As there is a lot of chauvinism here around you sometimes are met with pure hostility as you open your mouth and the wrong dialect is coming out (i. e. as someone from Zurich in Berne. Not the other way around. Or very seldom). Once a shop keeper near a train station gave me my change in the smallest possible coins, very, very slowly, in the hope I had to catch a train... Didn't react to what I was saying, just had an ugly smirk on her face. (There are some reasons for this behavior. But it's stupid all the same on several levels. At least it doesn't happen that often anymore. They learn even here).

By the way, we have four national languages, German, French, Italian and Rumantsch. The latter is only spoken in that part of the world, and for a while seemed to vanish. Now it's resurrected (a bit).

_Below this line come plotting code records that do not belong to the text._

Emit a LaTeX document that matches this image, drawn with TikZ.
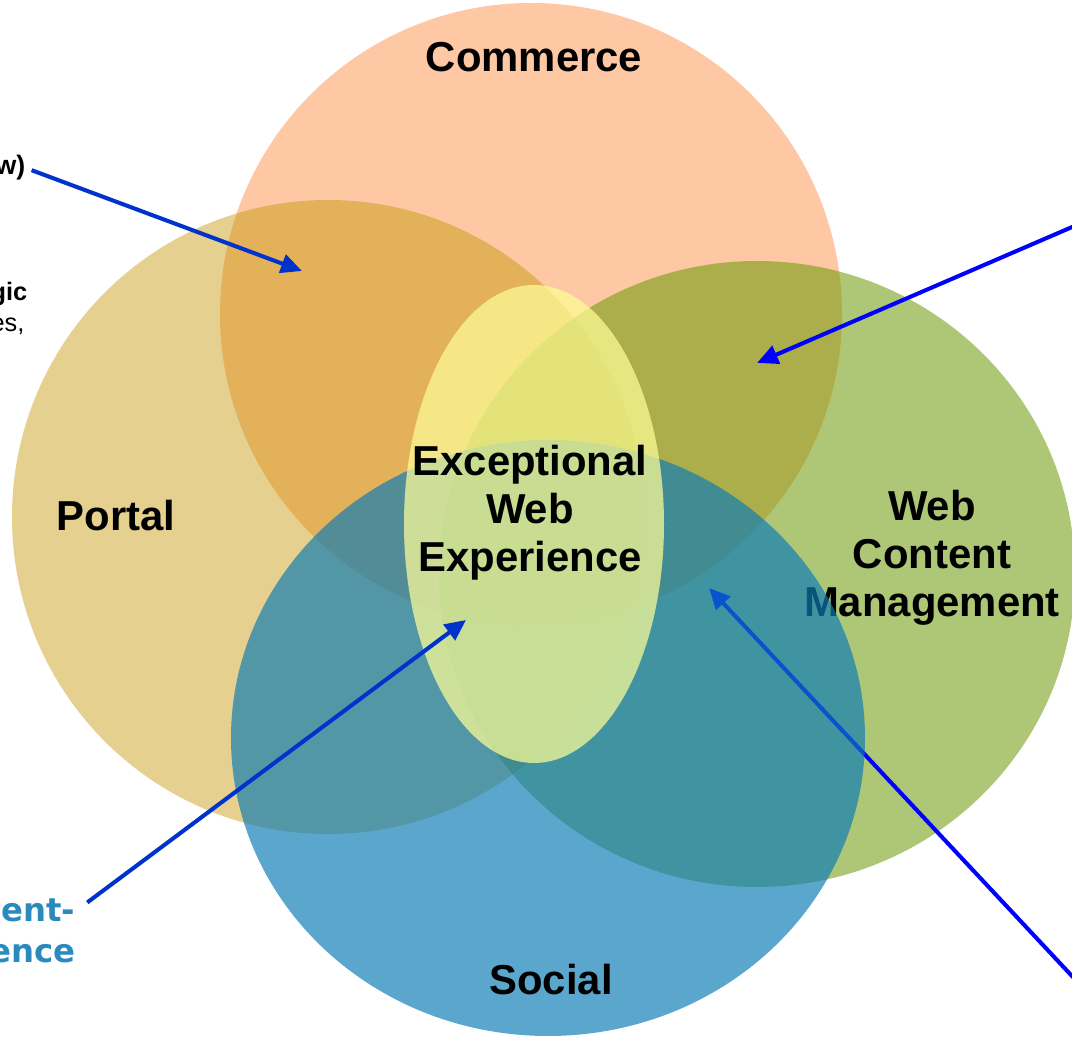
\documentclass[tikz,border=0pt]{standalone}
\usepackage{fontspec}
\setmainfont{Liberation Sans}
\newfontfamily\wideface{DejaVu Sans}
\usepackage{tikz}
\usetikzlibrary{arrows.meta}
\definecolor{commc}{HTML}{FDC8A3}
\definecolor{portc}{HTML}{C69400}
\definecolor{wcmc}{HTML}{6A9906}
\definecolor{socc}{HTML}{0E7CB4}
\definecolor{expc}{HTML}{FEFD97}
\definecolor{arc}{HTML}{0033CC}
\definecolor{arb}{HTML}{0000FF}
\definecolor{txtb}{HTML}{2A8ABE}
\tikzset{
  ar/.style={-{Triangle[length=2.1mm,width=1.9mm]},line width=1.15pt},
  lbl/.style={font=\fontsize{11.9}{13.7}\selectfont\bfseries,align=center,inner sep=0pt},
  side/.style={font=\fontsize{7.2}{8.6}\selectfont,inner sep=0pt,anchor=base east},
  bside/.style={font=\wideface\fontsize{9.2}{11}\selectfont\bfseries,text=txtb,inner sep=0pt,anchor=base east}
}
\begin{document}
\begin{tikzpicture}[x=0.01cm,y=-0.01cm]
\useasboundingbox (0,0) rectangle (1072,1037);
\clip (0,0) rectangle (1072,1037);
\fill[commc] (531,314) circle [radius=311];
\fill[portc,fill opacity=.44] (328,517) ellipse [x radius=316,y radius=317];
\fill[wcmc,fill opacity=.55] (757,574) ellipse [x radius=318,y radius=313];
\node[lbl] (wcm) at (932,558) {Web\\Content\\Management};
\coordinate (tipsoc) at (709,588);
\coordinate (farsoc) at (1100,1006);
\draw[ar,arb] (farsoc) -- (tipsoc);
\fill[socc,fill opacity=.68] (548,738) ellipse [x radius=317,y radius=298];
\fill[expc,fill opacity=.72] (534,524) ellipse [x radius=130,y radius=239];
\node[lbl,anchor=base] (commerce) at (534,72) {Commerce};
\node[lbl,anchor=base] (portal) at (116,531) {Portal};
\node[lbl,anchor=base] (social) at (551,995) {Social};
\node[lbl] (exp) at (530,513) {Exceptional\\Web\\Experience};
\node[side,font=\fontsize{7.6}{9}\selectfont\bfseries] (lblview) at (26,175) {w)};
\node[side,font=\fontsize{7.2}{8.6}\selectfont\bfseries] (lblgic) at (28,301) {gic};
\node[side] (lbles) at (25,332) {es,};
\node[bside] (lblent) at (76,922) {ent-};
\node[bside] (lblence) at (76,963) {ence};
\coordinate (tipcp) at (302,271);
\coordinate (tipwc) at (757,363);
\coordinate (farwcm) at (1100,215);
\coordinate (tipexp) at (466,620);
\draw[ar,arc,shorten <=1.7pt] (lblview.east) -- (tipcp);
\draw[ar,arb] (farwcm) -- (tipwc);
\draw[ar,arc,shorten <=4pt] (lblent.east) -- (tipexp);
\end{tikzpicture}
\end{document}
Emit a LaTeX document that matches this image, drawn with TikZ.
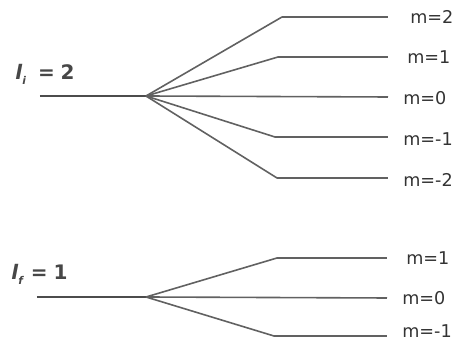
\documentclass[tikz,border=0pt]{standalone}
\usepackage{fontspec}
\setmainfont{DejaVu Sans}
\begin{document}
\begin{tikzpicture}[x=0.75pt,y=-0.75pt,
  lvl/.style={draw=black!62, line width=1.2pt, line join=round},
  base/.style={draw=black!70, line width=1.6pt},
  mlab/.style={anchor=west, inner sep=0pt, text=black!80, font=\fontsize{13.2}{15}\selectfont},
  llab/.style={anchor=base west, inner sep=0pt, text=black!72, font=\fontsize{15}{17}\selectfont\bfseries}]
\useasboundingbox (0,0) rectangle (462,341);
% upper level l_i = 2
\coordinate (ua) at (40,96);
\coordinate (uf) at (146,96);
\coordinate (b2) at (282,17);  \coordinate (e2) at (388,17);
\coordinate (b1) at (278,57);  \coordinate (e1) at (388,57);
\coordinate (e0) at (388,97);
\coordinate (bm1) at (275,137); \coordinate (em1) at (388,137);
\coordinate (bm2) at (277,178); \coordinate (em2) at (388,178);
\draw[base] (ua) -- (uf);
\draw[lvl] (uf) -- (b2) -- (e2);
\draw[lvl] (uf) -- (b1) -- (e1);
\draw[lvl] (uf) -- (e0);
\draw[lvl] (uf) -- (bm1) -- (em1);
\draw[lvl] (uf) -- (bm2) -- (em2);
\node[mlab] (t2) at (410,17) {m=2};
\node[mlab] (t1) at (407,57) {m=1};
\node[mlab] (t0) at (403,98) {m=0};
\node[mlab] (tm1) at (403,139) {m=-1};
\node[mlab] (tm2) at (403,180) {m=-2};
\node[llab] (li) at (15,80) {\textit{l}\raisebox{-0.45ex}{\fontsize{8}{9}\selectfont\itshape i}\hspace{0.6em}=\hspace{0.3em}2};
% lower level l_f = 1
\coordinate (la) at (37,297);
\coordinate (lf) at (146,297);
\coordinate (c1) at (277,258); \coordinate (f1) at (387,258);
\coordinate (f0) at (387,298);
\coordinate (cm1) at (274,336); \coordinate (fm1) at (387,336);
\draw[base] (la) -- (lf);
\draw[lvl] (lf) -- (c1) -- (f1);
\draw[lvl] (lf) -- (f0);
\draw[lvl] (lf) -- (cm1) -- (fm1);
\node[mlab] (s1) at (406,258) {m=1};
\node[mlab] (s0) at (402,298) {m=0};
\node[mlab] (sm1) at (402,331) {m=-1};
\node[llab] (lfl) at (11,280) {\textit{l}\raisebox{-0.45ex}{\fontsize{8}{9}\selectfont\itshape f}\hspace{0.4em}=\hspace{0.3em}1};
\end{tikzpicture}
\end{document}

Really lot of languages and dialects for this small country.
 
@Hasdrubal

Horst Thomkie was his name. Probably spelled it wrong but he looked like an overweight musketeer.
Gourmet cook, which no one appreciated. One night he fixed something that is not eaten in the US,
horse meat, and didn't tell us until after. Everyone liked it until after the reveal,
I was the only one who didn't change my opinion.

 
@Zoohead

The name sounds suspicious German (like from Germany).

I was the only one who didn't change my opinion.

That says a lot about you (only good things). By the way, it's not that common to eat horse meat here around. It happens, but most people don't.